More than twenty years later in Renz, the Supreme Court read the statutory history differently. The Renz Court concluded that the Legislature had intended to predicate the railroads' statutory immunity on the common law doctrine of contributory negligence and not trespass. 87 N.J. at 448. Contributory negligence, however, had been abrogated in New Jersey by the Legislature in 1972 when it adopted the Comparative Negligence Act. N.J.S.A. 2A:15-5.1 to -5.17. In order to resolve the apparent conflict between the railroad immunity statute and the Comparative Negligence Act, the Court infused the doctrine of comparative negligence into the railroad immunity statute. Renz, supra, 87 N.J. at 459-60. Accordingly, after Renz, the railroads no longer enjoyed complete immunity from the claims of injured trespassers. Instead, they would be absolved of liability only if they could prove to a jury that the plaintiff's negligent contribution to his own injuries exceeded that of the railroad. Id. at 460-61.

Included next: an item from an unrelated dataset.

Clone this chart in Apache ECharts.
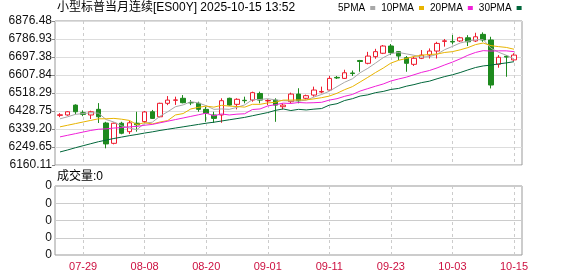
<!DOCTYPE html>
<html><head><meta charset="utf-8">
<script src="https://cdn.jsdelivr.net/npm/echarts@6/dist/echarts.min.js"></script>
<style>html,body{margin:0;padding:0;background:#fff}#c{width:578px;height:276px}</style>
</head><body><div id="c"></div>
<script>
const dates=['07-24','07-25','07-28','07-29','07-30','07-31','08-01','08-04','08-05','08-06','08-07','08-08','08-11','08-12','08-13','08-14','08-15','08-18','08-19','08-20','08-21','08-22','08-25','08-26','08-27','08-28','08-29','09-01','09-02','09-03','09-04','09-05','09-08','09-09','09-10','09-11','09-12','09-15','09-16','09-17','09-18','09-19','09-22','09-23','09-24','09-25','09-26','09-29','09-30','10-01','10-02','10-03','10-06','10-07','10-08','10-09','10-10','10-13','10-14','10-15'];
const openP=[6407,6409,6458,6420,6409,6437,6369,6268,6368,6326,6368,6376,6425,6400,6467,6482,6492,6471,6467,6437,6409,6409,6492,6462,6482,6483,6516,6479,6483,6450,6475,6513,6492,6508,6523,6533,6596,6591,6618,6680,6666,6699,6716,6752,6724,6694,6661,6691,6707,6727,6775,6775,6777,6793,6777,6810,6782,6661,6701,6683];
const closeP=[6410,6425,6425,6412,6425,6400,6265,6368,6318,6370,6360,6424,6392,6467,6483,6484,6470,6469,6437,6417,6392,6480,6458,6487,6480,6520,6483,6481,6458,6458,6513,6480,6505,6533,6526,6591,6593,6619,6615,6675,6702,6724,6752,6719,6702,6666,6691,6707,6727,6765,6778,6772,6793,6773,6798,6782,6558,6696,6697,6707];
const lowP=[6398,6405,6412,6403,6389,6369,6243,6263,6313,6314,6326,6369,6389,6397,6458,6459,6467,6458,6425,6375,6370,6370,6455,6437,6467,6475,6467,6458,6375,6437,6467,6467,6487,6500,6517,6530,6588,6588,6603,6624,6661,6689,6712,6707,6682,6624,6653,6687,6690,6690,6749,6760,6772,6752,6772,6773,6541,6644,6599,6678];
const highP=[6418,6428,6462,6432,6430,6468,6375,6371,6375,6380,6425,6429,6434,6470,6503,6500,6508,6483,6475,6450,6425,6492,6495,6492,6500,6525,6525,6487,6492,6467,6520,6542,6510,6550,6550,6603,6603,6634,6630,6683,6723,6738,6757,6762,6727,6702,6699,6732,6740,6773,6787,6807,6798,6806,6818,6820,6798,6707,6707,6716];
const ma5=[6390,6400,6412,6416,6420,6418,6386,6374,6355,6344,6336,6368,6373,6403,6425,6450,6459,6475,6469,6455,6437,6439,6437,6447,6459,6485,6486,6490,6484,6480,6479,6478,6483,6498,6511,6527,6550,6572,6589,6619,6641,6667,6694,6714,6720,6713,6706,6697,6699,6711,6734,6750,6767,6776,6783,6784,6741,6721,6706,6688];
const ma10=[6350,6358,6366,6374,6382,6390,6390,6392,6388,6382,6361,6371,6364,6374,6381,6409,6416,6439,6447,6453,6448,6457,6453,6451,6448,6462,6462,6469,6472,6483,6483,6484,6484,6489,6495,6503,6517,6535,6550,6573,6596,6620,6642,6667,6681,6690,6700,6706,6710,6712,6720,6724,6733,6744,6759,6767,6754,6749,6745,6736];
const ma20=[6300,6308,6316,6324,6332,6338,6340,6344,6346,6350,6352,6358,6362,6370,6378,6386,6394,6402,6410,6418,6405,6414,6409,6413,6415,6436,6439,6454,6460,6468,6466,6471,6469,6470,6472,6483,6490,6502,6511,6528,6540,6552,6563,6578,6588,6597,6609,6621,6630,6643,6658,6672,6688,6706,6720,6729,6727,6728,6728,6724];
const ma30=[6225,6235,6246,6256,6266,6276,6284,6292,6299,6306,6312,6319,6325,6332,6338,6344,6350,6356,6362,6368,6373,6379,6385,6391,6397,6405,6413,6421,6432,6439,6431,6437,6434,6438,6441,6458,6465,6481,6490,6503,6509,6520,6526,6536,6541,6552,6560,6570,6577,6589,6600,6609,6620,6633,6645,6653,6657,6663,6668,6674];
const volume=[0,0,0,0,0,0,0,0,0,0,0,0,0,0,0,0,0,0,0,0,0,0,0,0,0,0,0,0,0,0,0,0,0,0,0,0,0,0,0,0,0,0,0,0,0,0,0,0,0,0,0,0,0,0,0,0,0,0,0,0];
const xTickLabels=['07-29','08-08','08-20','09-01','09-11','09-23','10-03','10-15'];
const yTickLabels=['6160.11','6249.65','6339.20','6428.75','6518.29','6607.84','6697.38','6786.93','6876.48'];
const volTickLabels=['0','0','0','0','0'];
const yMin=6160.11, yMax=6876.48;
const maNames=['5PMA','10PMA','20PMA','30PMA'];
const maColors=['#a8a8a8','#e8b400','#f020d8','#00663a'];

const candles=dates.map((d,i)=>[openP[i],closeP[i],lowP[i],highP[i]]);
const showTick=(idx)=>xTickLabels.indexOf(dates[idx])>=0;
const UP='#ee1c2e', DOWN='#1e8a1e';
const txt='"Liberation Sans","Noto Sans CJK SC",sans-serif';

const chart=echarts.init(document.getElementById('c'),null,{renderer:'canvas'});
chart.setOption({
  animation:false,
  title:[
    {text:'小型标普当月连续[ES00Y] 2025-10-15 13:52',left:57,top:2,padding:0,textStyle:{fontSize:12,fontWeight:'normal',color:'#000',fontFamily:txt}},
    {text:'成交量:'+volume[volume.length-1],left:57,top:171,padding:0,textStyle:{fontSize:12,fontWeight:'normal',color:'#000',fontFamily:txt}}
  ],
  legend:{data:maNames,left:338,top:3,padding:0,itemWidth:5,itemHeight:4,itemGap:6,align:'right',icon:'rect',
    textStyle:{fontSize:10,color:'#000',fontFamily:'"Liberation Sans",sans-serif',padding:[0,0,0,0]}},
  grid:[
    {left:60,right:64,top:21,height:144,show:false},
    {left:55,right:56,top:21,height:144,show:true,borderColor:'#999',borderWidth:1,backgroundColor:'transparent'},
    {left:60,right:64,top:186,height:69,show:false},
    {left:55,right:56,top:186,height:69,show:true,borderColor:'#999',borderWidth:1,backgroundColor:'transparent'}
  ],
  xAxis:[
    {gridIndex:0,type:'category',data:dates,boundaryGap:false,axisLine:{show:false},axisTick:{show:false},axisLabel:{show:false},
      splitLine:{show:true,interval:(i)=>showTick(i),lineStyle:{type:[3,3],color:'#ccc',width:1}}},
    {gridIndex:1,type:'value',min:0,max:1,show:false},
    {gridIndex:2,type:'category',data:dates,boundaryGap:false,axisLine:{show:false},axisTick:{show:false},
      axisLabel:{show:true,interval:(i)=>showTick(i),color:'#cc1040',fontSize:11,margin:6,fontFamily:'"Liberation Sans",sans-serif'},
      splitLine:{show:true,interval:(i)=>showTick(i),lineStyle:{type:[3,3],color:'#ccc',width:1}}},
    {gridIndex:3,type:'value',min:0,max:1,show:false}
  ],
  yAxis:[
    {gridIndex:0,type:'value',min:yMin,max:yMax,show:false},
    {gridIndex:1,type:'value',min:0,max:8,interval:1,axisLine:{show:false},
      axisTick:{show:true,length:3,lineStyle:{color:'#888'}},
      axisLabel:{formatter:(v)=>yTickLabels[v],color:'#111',fontSize:12,margin:3,fontFamily:'"Liberation Sans",sans-serif'},
      splitLine:{show:true,lineStyle:{color:'#ddd',width:1}}},
    {gridIndex:2,type:'value',min:0,max:4,show:false},
    {gridIndex:3,type:'value',min:0,max:4,interval:1,axisLine:{show:false},
      axisTick:{show:false},
      axisLabel:{formatter:(v)=>volTickLabels[v],color:'#111',fontSize:12,margin:3,fontFamily:'"Liberation Sans",sans-serif'},
      splitLine:{show:true,lineStyle:{color:'#ccc',width:1}}}
  ],
  series:[
    {type:'candlestick',name:'K',xAxisIndex:0,yAxisIndex:0,data:candles,barWidth:5,clip:false,
      itemStyle:{color:'#fff',color0:DOWN,borderColor:UP,borderColor0:DOWN,borderWidth:1}},
    ...[ma5,ma10,ma20,ma30].map((d,k)=>({type:'line',name:maNames[k],xAxisIndex:0,yAxisIndex:0,data:d,symbol:'none',
      color:maColors[k],lineStyle:{width:1,color:maColors[k]},clip:false})),
    {type:'bar',name:'成交量',xAxisIndex:2,yAxisIndex:2,data:volume,barWidth:5,itemStyle:{color:'#888'}}
  ]
});
</script></body></html>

We subsequently applied Renz in two cases against Conrail and Amtrak, holding in both that the railroads owed trespassers a duty of reasonable care under all surrounding circumstances. Boyd v. Conrail, 291 N.J. Super. 608, 618-19 (App. Div. 1996); Ocasio, supra, 299 N.J. Super. at 150-51. Following our opinion in Ocasio, the Legislature in 1998 comprehensively amended the railroad immunity statute, restoring to railroads the absolute immunity from the claims of trespassers they had enjoyed before Renz, except as to minors, including railroad officers and employees within the protections of the statute,*fn5 extending the statute's definition of trespass,*fn6 and expressly repudiating application of the Comparative Negligence Act to railroad trespassers.
The point of this brief history is to illustrate the care that the Legislature took in crafting the statute in its current form. Obviously aware of the extended discussion in Renz regarding the disparate opinions over many decades engendered by the Legislature's choice to include both "status" and "conduct" concepts in the 1869 and 1903 renditions of the statute, the Legislature in 1998 did as the Renz Court suggested it could and adopted an approach focusing solely on whether the plaintiff was unlawfully within the right of way. 87 N.J. at 445 ("If the Legislature, in enacting the railroad immunity statute, had wanted to adopt an approach focusing upon the presence or absence of landowner duty, and to codify a rule of no duty to trespassers, it could very well have done so simply by relating the statute to the status of the plaintiff vis-a-vis the property of the railroad.").
More to our point, the Legislature obviously amended the railroad immunity statute in response to cases against Conrail and Amtrak. In light of this history, it is beyond comprehension that the Legislature intended to exclude Conrail from the protections of the railroad immunity act, as plaintiff maintains, without having made that intent express in these carefully crafted amendments.*fn7 See Marley v. Palmyra, 193 N.J. Super. 271, 291 (Law Div. 1983) (legislature presumed to have known the state of the law and to have acted logically in enacting new legislation). Accordingly, we reject the notion that N.J.S.A. 48:12-152 does not apply to defendant railroads and conclude that Judge Wertheimer was correct in finding defendants immune from liability based on the undisputed fact that plaintiff's decedent was unlawfully within the defendant railroads' right of way when he was fatally struck by the train. Because we find that the railroad immunity statute applies and controls disposition of this matter, we need not address plaintiff's remaining points on appeal.